Pandemi öncesinde hastaneye başvuran çocukların yüzde 30’unda gelişimsel dil gecikmesi problemi görülürken, pandemi döneminde bu oran yüzde 65’lere çıktı. Bu artışın arkasında en çok çocukların sosyal ortamdan izole olmaları ve dijital ekran ile daha fazla vakit geçirmeleri yer alıyor.
Dil ve Konuşma Terapisti Prof. Dr. Bülent Gündüz, 2 seneye yakın pandemi döneminde çocuklarda evde kalma ve ailelerin çocuklarıyla etkileşiminde yetersiz kalmaları nedeniyle özellikle 1-6 yaş grubundaki çocukların dil ve iletişim problemlerinin arttığını söyledi.
“DİL GELİŞİMLERİNDE GECİKMELER OLDU”
Gündüz, pandemi döneminde çocuklarda çok ciddi etkileşim ve iletişim problemleri ile karşı karşıya kaldıklarını dile getirerek, şöyle konuştu: “Pandemi öncesi rakamlara ve istatistiklere baktığımız zaman bize başvuran 100 çocuktan 30 tanesinde gelişimsel dil gecikmesi problemi görüyorduk. Fakat pandemi döneminde bu oranın yaklaşık yüzde 65’lere çıktığını gördük. Yani 2 katına kadar büyüyen bir problemle karşı karşıyayız. Pandemi döneminde ortaya çıkan iletişim ve etkileşim yetersizliği ile dil problemi 2 katına çıktı diyebiliriz. Sözel olarak kendini ifade etmeye başlayan; 1-6 yaş arasındaki tüm çocuklarda bu görülmeye başlandı; ama en çok erken çocukluk evresi dediğimiz 1-3 yaş grubu arasındaki çocuklarda bu sorunla karşı karşıya kaldık.”

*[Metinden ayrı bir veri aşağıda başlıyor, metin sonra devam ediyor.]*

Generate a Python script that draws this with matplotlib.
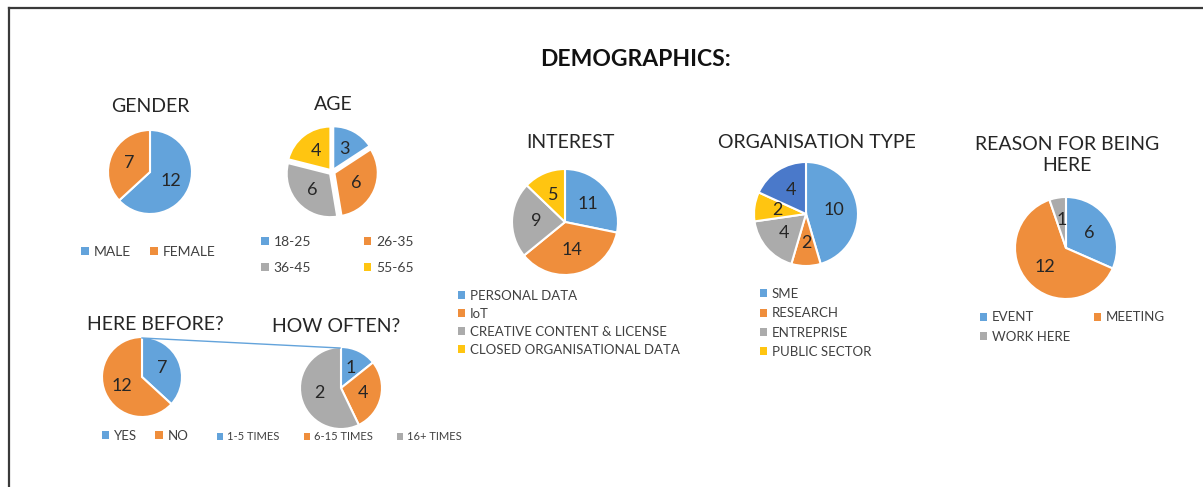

Prof. Dr. Gündüz, bunun önemli sorun olduğuna dikkat çekerek, “Bu sorun etkileşim ve iletişim problemlerinin arka planında sonuç olarak bir dil gelişim problemi ortaya çıkardı. Çocuklar özellikle uyaran eksikliğine bağlı olarak, akran etkileşiminin yetersizliğine bağlı olarak ve aynı zamanda pandemi döneminde ailelerle beraber evin içerisinde kalmalarına rağmen anne ve babanın işe odaklanması nedeniyle ekrana kilitlenmiş olarak kaldıkları için çocukların dil gelişimlerinde çok ciddi gecikmeler oldu ve bu gecikmelerde çocukların tüm gelişim alanlarını olumsuz yönde etkiledi. Yani pandemi çocukları çok ciddi olarak etkileyerek maalesef dil gelişimlerinde çok büyük problemlere yol açtı.” diye konuştu.
“AİLELER FARKINDA OLMALI”
Prof. Dr. Gündüz, bu tip rahatsızlıkları bulunan çocukların kronolojik yaşları olan gerçek yaşları ile dil yaşları arasında farklılık ortaya çıktığına dikkat çekerek, “Gelişimsel dil gecikmesi beraberinde birtakım sorunların da işareti olabilir. Atipik otizm ya da gelişimsel bozukluklar gibi problemlerin ön işareti de olabilir ve çocuk özellikle pandemi döneminde etkileşim bağlamında sorunlar yaşadığı için bu tür çocukları bu kapsamda değerlendirmek gerekir.” dedi.
Prof. Dr. Gündüz, ailelerin, çocuklarında bu sorunlardan kaçmamaları gerektiğini belirterek, “Örneğin bazı aileler ‘erkek çocuğu geç konuşur’ gibi bir anlayışla maalesef biraz bekliyorlar. Çocuklarımızın hayatındaki en önemli evre 0-2 ve 2-4 yaş aralığında nöroplastisitenin çok güçlü geliştiği dönemde çocuklarımıza bu imkanı tanımak lazım. Çocuk bu dönemi aktif olarak geçiremediği taktirde bu becerileri kazanmakta çok zorlanıyorlar. İlk olarak aileler farkında olmalı, bu durumu kabullenmeli ve etkileşim bağlamında çocukları ile çok iyi oynayarak uzman desteği ile beraber bu sorunların çözülebileceğini unutmamaları lazım.” diye konuştu.